Entretanto, essa hipótese está praticamente descartada. A China precisa de grandes reservas em papéis seguros e de altíssima liquidez para conseguir manipular sua moeda local. Não existe outra alternativa no mundo mais segura e líquida do que as Treasuries.
Entre 2015 e 2016, quando a China se viu forçada queimar algumas centenas de bilhões em Treasuries para sustentar sua moeda, vários hedge funds globais estavam com dedo no gatilho para shortear ativos chineses. Aliás, vários hedge funds estão ansiosos para shortear China há muitos anos. Por pouco não houve um ataque em massa na época. Um conhecido hedge fund brasileiro chegou abrir posição contra China, mas o Banco do Povo (autoridade monetária chinesa) travou uma batalha dura para defender sua moeda e conseguiu afastar a ameaça antes que se espalhasse no mercado.

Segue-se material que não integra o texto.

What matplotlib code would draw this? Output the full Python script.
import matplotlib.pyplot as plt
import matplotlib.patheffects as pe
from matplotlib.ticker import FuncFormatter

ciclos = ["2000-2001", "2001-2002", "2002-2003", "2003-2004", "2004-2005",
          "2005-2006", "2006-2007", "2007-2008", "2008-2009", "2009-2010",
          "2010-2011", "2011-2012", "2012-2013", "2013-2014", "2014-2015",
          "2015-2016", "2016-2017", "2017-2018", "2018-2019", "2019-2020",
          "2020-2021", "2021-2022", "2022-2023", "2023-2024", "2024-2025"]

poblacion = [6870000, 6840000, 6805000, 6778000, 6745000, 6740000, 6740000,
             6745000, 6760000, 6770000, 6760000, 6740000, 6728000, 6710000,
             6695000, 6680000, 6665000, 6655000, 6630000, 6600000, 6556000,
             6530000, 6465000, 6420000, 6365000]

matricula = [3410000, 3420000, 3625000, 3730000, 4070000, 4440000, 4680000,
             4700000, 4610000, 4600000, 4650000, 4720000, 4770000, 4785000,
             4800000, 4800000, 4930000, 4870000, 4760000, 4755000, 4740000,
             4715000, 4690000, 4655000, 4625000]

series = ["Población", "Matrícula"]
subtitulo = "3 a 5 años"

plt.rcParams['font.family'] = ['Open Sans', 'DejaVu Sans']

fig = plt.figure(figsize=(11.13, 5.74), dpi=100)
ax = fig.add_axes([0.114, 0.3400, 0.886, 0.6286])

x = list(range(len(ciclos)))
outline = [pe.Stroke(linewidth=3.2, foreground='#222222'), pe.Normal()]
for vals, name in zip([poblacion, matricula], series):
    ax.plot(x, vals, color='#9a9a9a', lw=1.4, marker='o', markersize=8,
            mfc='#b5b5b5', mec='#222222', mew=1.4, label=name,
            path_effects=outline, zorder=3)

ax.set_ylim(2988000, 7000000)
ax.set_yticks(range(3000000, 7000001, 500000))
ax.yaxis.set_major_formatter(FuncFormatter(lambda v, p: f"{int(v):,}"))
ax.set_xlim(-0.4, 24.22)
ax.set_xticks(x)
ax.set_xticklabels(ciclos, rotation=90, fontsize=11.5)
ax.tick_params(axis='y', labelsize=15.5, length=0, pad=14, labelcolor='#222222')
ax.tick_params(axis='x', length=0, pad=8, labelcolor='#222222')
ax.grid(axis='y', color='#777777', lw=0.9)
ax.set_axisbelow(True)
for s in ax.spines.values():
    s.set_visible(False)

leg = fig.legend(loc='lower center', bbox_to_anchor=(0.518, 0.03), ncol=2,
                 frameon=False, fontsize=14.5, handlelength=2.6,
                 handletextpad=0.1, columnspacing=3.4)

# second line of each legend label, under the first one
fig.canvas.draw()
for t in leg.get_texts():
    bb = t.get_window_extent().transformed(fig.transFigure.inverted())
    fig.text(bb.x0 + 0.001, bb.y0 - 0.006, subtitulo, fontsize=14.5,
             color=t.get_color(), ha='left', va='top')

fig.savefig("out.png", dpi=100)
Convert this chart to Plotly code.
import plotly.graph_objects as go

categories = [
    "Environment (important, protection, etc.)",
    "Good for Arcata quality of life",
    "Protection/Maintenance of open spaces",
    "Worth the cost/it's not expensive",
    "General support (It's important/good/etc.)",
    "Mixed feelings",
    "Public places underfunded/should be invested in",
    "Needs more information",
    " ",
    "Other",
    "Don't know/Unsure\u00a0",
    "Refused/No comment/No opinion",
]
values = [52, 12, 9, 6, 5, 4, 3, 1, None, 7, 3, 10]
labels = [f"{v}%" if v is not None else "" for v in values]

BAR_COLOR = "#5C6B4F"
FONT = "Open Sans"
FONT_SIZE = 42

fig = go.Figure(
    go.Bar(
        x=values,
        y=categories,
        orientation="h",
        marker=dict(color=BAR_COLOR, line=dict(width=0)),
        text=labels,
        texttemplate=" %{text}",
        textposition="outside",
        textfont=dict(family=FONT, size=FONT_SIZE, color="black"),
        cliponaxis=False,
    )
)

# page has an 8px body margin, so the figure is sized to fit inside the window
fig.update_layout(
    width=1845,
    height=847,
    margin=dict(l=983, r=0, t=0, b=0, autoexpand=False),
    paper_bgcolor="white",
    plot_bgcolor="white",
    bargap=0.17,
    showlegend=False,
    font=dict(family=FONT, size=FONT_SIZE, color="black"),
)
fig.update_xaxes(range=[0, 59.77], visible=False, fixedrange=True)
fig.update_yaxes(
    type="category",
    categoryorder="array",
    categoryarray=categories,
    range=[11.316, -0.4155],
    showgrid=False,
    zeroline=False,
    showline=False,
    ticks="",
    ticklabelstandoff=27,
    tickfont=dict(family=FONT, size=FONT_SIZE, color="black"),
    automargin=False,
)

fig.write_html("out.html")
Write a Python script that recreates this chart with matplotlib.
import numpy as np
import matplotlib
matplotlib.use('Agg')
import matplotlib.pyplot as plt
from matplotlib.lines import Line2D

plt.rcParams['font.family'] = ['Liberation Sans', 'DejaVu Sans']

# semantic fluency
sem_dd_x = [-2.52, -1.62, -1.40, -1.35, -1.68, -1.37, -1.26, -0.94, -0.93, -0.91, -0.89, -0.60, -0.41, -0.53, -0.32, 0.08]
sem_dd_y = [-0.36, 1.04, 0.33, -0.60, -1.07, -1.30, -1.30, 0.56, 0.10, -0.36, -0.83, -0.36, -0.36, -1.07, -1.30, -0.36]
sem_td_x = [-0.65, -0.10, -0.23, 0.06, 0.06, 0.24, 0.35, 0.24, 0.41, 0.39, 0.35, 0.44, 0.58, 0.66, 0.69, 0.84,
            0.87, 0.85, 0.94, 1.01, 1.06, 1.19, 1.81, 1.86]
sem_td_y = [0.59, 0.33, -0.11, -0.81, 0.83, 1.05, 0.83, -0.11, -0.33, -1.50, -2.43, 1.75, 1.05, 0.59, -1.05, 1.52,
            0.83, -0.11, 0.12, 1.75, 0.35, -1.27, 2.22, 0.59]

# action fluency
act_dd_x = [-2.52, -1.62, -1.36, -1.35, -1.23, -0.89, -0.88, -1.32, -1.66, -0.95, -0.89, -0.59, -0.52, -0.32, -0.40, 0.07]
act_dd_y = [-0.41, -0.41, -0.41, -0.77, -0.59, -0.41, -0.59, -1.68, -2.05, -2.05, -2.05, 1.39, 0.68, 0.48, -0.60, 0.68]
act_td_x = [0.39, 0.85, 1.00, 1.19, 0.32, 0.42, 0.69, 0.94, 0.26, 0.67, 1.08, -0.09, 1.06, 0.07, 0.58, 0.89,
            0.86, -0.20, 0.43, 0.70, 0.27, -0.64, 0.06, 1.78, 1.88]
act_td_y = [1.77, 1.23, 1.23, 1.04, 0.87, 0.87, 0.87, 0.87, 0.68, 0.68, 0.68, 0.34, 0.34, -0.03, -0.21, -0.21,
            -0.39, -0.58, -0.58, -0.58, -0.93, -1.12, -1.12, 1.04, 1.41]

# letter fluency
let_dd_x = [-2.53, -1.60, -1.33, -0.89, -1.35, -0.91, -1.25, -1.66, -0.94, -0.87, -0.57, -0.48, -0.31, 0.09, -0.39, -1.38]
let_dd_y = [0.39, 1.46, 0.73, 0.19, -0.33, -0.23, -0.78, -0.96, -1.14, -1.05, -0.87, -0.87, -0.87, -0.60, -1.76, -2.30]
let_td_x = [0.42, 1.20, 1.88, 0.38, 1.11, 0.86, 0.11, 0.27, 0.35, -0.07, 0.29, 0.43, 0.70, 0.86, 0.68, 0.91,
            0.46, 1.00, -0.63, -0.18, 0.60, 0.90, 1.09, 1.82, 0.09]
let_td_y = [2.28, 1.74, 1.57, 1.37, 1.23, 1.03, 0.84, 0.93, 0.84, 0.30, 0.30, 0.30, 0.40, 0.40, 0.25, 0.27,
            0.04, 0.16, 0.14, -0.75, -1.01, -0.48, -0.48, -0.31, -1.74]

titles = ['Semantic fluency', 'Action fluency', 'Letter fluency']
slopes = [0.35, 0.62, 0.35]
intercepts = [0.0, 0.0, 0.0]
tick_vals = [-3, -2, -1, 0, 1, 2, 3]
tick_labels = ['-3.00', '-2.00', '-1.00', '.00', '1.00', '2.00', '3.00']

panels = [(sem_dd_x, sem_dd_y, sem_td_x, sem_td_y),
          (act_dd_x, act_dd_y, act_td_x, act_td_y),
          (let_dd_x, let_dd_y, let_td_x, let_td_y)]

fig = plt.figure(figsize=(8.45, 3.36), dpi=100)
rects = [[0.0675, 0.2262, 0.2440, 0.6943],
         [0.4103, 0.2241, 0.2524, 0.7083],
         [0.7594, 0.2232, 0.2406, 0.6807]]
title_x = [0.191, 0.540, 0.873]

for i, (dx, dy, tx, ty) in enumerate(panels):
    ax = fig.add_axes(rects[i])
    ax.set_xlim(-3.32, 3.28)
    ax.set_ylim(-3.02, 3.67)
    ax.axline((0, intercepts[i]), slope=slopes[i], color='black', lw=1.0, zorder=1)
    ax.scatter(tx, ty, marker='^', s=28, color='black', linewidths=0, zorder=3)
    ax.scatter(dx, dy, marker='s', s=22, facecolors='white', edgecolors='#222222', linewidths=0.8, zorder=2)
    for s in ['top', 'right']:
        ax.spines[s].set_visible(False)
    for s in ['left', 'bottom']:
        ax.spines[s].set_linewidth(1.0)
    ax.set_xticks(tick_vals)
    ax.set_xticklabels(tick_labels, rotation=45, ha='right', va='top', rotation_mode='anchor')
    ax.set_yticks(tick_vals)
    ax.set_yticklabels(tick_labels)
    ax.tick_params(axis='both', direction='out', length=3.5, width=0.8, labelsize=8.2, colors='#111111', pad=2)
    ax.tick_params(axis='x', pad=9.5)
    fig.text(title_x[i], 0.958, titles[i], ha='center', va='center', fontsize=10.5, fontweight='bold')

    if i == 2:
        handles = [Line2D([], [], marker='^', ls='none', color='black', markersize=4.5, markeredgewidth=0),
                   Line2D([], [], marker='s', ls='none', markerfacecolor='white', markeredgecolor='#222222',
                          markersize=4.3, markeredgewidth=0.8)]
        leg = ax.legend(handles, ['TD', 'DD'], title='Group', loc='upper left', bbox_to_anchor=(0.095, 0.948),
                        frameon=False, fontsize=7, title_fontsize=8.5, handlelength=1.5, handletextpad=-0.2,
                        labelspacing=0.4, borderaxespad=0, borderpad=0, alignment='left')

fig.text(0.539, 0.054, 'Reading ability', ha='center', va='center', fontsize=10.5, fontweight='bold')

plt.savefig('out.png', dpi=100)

Além disso, consequência do movimento de queima de Treasuriess, muitos começaram questionar no mercado sobre a saúde da economia e a qualidade do crédito local. Nesse ambiente mais tenso, começaram aparecer especulações de desaceleração econômica acentuada. A queima de Treasuries era vista como medida desesperadora para criar cash e impulsionar a atividade local.
Portanto, apesar de possuir o status de maior credora da dívida do tesouro norte-americano, a China não pode se dar ao luxo de desmontar suas posições, pois esse movimento serviria como chamariz do mercado aos seus graves problemas internos.
As reservas muito robustas do Banco do Povo são fundamentais para impor receio do mercado antes de shortear ativos chineses. Se essas reservas abaixarem significativamente, o Banco do Povo cria uma vulnerabilidade (brecha) que possivelmente será utilizada por muitos hedge funds globais. Os chineses tiveram uma pequena amostra no passado sobre o que pode acontecer caso a brecha seja aberta e, provavelmente, não permitirão que isso ocorra até que resolvam seus problemas internos.